RobertDeNiro 3 hours ago

People talk about an AI bubble. I think this is the real bubble.

dboreham 3 hours ago

Not really because the money involved is relatively small. The bubble is where people are using D8s to push square kilometers of dirt around for data centers that need new nuclear power plants built, to house millions of obsolete Nvidia GPUs that need new fabs constructed to make, using yet more D8s..
- mh- 3 hours ago
  
  (D8s apparently refers to a specific Caterpillar-brand bulldozer, not some kubernetes takeoff.)

DetroitThrow 2 hours ago

Why is slop with ridiculous or impossible claims at the top of HN?

mvkel 3 hours ago

Wait til you hear what GPT 5 is

kilroy123 3 hours ago

What is it? A gpt-4o wrapper?

hmans 21 minutes ago

[dead]

strathmeyer 2 hours ago

[dead]

theshetty 3 hours ago

Prompt is code.

bwfan123 2 hours ago

prompt as code is a pipe-dream.
The machine model for natural language doesnt exist - it is too ambiguous to be useful for many applications.
Hence, we limited natural language to create programming languages whose machine model is well defined.
In math, we created formalism to again limit language to a subset that can be reasoned with.
add-sub-mul-div 2 hours ago

I've always said, determinism has been holding the field back.
amelius 3 hours ago

Prompt is specification, not code.
- teucris 3 hours ago
  
  Not to be too pedantic, but code is a kind of specification.

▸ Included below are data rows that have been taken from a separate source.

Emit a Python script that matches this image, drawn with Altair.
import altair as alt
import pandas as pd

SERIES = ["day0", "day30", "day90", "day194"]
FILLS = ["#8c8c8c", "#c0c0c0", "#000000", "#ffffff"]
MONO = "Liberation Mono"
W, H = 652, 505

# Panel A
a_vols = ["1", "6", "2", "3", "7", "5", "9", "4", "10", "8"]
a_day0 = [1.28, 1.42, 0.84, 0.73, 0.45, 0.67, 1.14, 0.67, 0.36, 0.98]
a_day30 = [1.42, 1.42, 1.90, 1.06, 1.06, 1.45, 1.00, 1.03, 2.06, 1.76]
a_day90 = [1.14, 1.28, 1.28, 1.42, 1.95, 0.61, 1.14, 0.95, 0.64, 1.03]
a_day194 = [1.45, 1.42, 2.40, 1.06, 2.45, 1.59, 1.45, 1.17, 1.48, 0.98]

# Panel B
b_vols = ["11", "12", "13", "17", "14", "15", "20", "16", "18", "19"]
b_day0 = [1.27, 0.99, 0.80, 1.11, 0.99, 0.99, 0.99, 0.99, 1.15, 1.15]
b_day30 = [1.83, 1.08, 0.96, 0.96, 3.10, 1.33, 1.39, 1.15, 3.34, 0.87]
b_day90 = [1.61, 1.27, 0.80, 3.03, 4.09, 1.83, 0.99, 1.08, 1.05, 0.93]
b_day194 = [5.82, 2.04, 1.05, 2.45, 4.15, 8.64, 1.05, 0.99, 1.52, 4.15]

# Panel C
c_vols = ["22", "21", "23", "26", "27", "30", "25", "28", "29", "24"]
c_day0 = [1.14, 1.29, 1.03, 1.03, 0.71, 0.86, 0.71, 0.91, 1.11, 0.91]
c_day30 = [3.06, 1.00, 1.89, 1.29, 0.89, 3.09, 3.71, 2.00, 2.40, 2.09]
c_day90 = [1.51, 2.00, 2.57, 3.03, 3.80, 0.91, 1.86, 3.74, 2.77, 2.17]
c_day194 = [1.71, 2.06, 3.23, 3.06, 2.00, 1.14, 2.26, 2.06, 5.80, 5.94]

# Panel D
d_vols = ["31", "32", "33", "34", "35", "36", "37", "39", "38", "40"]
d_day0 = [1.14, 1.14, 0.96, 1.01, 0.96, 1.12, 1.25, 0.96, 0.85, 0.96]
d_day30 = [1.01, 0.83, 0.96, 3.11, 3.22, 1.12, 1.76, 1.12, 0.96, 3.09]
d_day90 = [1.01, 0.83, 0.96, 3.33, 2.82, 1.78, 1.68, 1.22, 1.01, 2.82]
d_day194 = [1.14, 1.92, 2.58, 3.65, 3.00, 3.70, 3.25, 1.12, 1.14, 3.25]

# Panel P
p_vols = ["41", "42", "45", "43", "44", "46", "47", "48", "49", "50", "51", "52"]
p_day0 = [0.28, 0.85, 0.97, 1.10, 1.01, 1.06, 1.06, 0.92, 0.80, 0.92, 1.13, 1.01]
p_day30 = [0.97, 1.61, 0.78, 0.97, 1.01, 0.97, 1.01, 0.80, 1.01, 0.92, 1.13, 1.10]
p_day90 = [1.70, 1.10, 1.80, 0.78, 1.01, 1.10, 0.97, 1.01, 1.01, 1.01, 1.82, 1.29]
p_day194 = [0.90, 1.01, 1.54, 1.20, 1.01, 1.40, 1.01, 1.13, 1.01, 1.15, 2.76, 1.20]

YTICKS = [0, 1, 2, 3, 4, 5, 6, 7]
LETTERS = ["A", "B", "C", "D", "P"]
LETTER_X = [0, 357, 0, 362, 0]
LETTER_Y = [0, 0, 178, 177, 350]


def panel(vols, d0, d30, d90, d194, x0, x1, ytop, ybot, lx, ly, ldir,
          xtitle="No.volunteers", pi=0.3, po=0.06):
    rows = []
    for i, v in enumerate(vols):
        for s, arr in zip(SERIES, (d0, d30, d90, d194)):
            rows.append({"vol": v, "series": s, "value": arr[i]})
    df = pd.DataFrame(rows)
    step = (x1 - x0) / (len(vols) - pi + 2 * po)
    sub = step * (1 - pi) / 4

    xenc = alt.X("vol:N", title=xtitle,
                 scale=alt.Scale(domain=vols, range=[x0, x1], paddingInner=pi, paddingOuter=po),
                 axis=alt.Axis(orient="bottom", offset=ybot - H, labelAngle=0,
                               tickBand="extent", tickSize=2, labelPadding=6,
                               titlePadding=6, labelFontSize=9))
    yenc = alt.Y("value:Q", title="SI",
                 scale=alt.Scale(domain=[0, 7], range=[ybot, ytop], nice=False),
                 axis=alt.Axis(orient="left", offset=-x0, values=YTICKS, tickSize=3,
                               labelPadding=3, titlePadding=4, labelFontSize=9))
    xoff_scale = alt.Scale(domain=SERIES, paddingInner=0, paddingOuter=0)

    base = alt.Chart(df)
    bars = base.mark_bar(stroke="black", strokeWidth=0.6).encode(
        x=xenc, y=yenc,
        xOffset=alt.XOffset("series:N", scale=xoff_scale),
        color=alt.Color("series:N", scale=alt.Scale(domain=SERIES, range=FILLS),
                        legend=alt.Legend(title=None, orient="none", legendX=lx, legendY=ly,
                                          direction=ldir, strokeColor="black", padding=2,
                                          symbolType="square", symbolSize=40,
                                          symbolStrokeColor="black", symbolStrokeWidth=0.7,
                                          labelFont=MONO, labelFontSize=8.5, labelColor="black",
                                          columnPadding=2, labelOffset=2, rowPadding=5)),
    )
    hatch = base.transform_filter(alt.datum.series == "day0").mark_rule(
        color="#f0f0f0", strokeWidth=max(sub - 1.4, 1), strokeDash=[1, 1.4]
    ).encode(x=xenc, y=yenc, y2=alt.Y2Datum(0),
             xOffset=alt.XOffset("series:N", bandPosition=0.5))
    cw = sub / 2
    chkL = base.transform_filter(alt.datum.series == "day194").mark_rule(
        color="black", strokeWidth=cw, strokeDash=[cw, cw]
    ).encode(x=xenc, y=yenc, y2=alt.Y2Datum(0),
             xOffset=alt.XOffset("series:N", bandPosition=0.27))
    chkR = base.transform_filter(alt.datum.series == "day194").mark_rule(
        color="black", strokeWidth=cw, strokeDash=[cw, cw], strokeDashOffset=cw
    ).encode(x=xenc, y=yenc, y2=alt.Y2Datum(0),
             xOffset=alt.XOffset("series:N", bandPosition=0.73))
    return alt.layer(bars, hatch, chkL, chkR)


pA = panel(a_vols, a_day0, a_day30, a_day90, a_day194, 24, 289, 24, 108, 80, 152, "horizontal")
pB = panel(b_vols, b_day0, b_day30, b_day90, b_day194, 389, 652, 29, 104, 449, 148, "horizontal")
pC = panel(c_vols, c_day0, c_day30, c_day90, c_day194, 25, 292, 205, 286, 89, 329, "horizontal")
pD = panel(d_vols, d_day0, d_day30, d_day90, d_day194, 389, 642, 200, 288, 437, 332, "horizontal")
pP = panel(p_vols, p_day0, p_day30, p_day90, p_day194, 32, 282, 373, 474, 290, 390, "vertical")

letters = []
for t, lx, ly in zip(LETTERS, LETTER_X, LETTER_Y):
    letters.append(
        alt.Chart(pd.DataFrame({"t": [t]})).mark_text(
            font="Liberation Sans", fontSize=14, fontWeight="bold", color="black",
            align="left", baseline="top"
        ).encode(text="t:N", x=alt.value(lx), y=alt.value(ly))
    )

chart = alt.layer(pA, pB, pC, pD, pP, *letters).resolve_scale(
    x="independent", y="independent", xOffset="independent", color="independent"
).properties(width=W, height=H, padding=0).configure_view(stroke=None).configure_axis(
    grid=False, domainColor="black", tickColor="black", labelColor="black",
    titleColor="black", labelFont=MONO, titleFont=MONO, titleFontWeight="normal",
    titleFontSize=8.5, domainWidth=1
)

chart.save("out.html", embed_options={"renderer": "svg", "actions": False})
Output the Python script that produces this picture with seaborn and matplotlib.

I think making the blanket statement "Prompt is code" is inaccurate but there does exist a methodology of writing prompts as if they are specifications that can reliably converted to computational actions, and I believe we're heading toward that.
  - amelius an hour ago
    
    Yeah, I assumed someone would say this.
    My manager gives me specifications, which I turn into code.
    My manager is not coding.
    This is how to look at it.

adidoit 3 hours ago

100% of AI startups are just multiplying matrices 100% of tech startups are just database engineering

It's still early in the paradigm and most startups will fail but those that succeed will embed themselves in workflows.